BDS as an analytical tool for the analysis of polyethers with different architectures

Abstract

Synthesis of polymers with well-defined architectures has been among the top aspects in polymer science in recent years, in great part driven by the dependence of the physical properties on the defined molecular structure. Here, BDS has played a very important role in the study of molecular dynamics and chain structure in different polymer systems. In this study, we have placed our attention into poly(glycidyl phenyl ether) (PGPE), a polyether with pendant methoxyphenyl groups that is characterized by large dipole moments. In its linear and regioregular form, PGPE exhibits a dielectric relaxation highly sensitive to the net dipole moment of the whole chain, generally called normal mode We have exploited this dielectric relaxation to verify the success in cyclization reactions and in the formation of symmetric two-arm chains.

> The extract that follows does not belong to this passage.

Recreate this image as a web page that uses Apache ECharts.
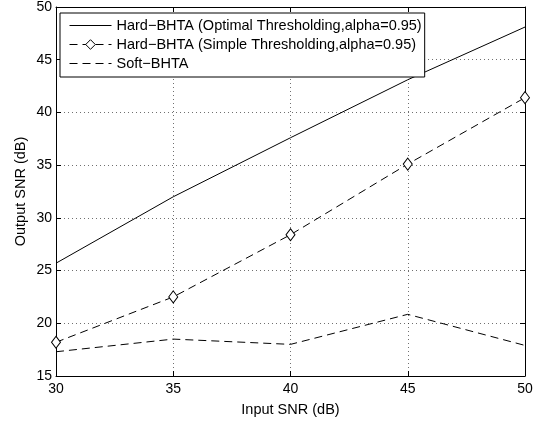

Cyclic regioregular polymers are expected to have net zero dipole moment due to the cancellation of the dipole moment vectors parallel to the chain contour. This has been confirmed in our BDS measurements through the disappearance of the normal mode relaxation after cyclization. This signature of the dielectric spectra was very useful for evaluating the cyclic purity of synthesized cyclic topologies, highlighting the importance of BDS as an additional tool for verifying cyclization over traditional gel permeation chromatography and MALDI-ToF techniques. Moreover, since the normal mode relaxation is highly sensitive to the net dipole moment of the whole chain, we also have used BDS in this study to verify the formation of linear PGPE chains containing two symmetric arms with net dipole moments pointing in opposite directions and to characterize their cyclic topologies. The obtained results highlight again the value of BDS in the synthesis lab for structural verification, an information not readily accessible by complementary techniques.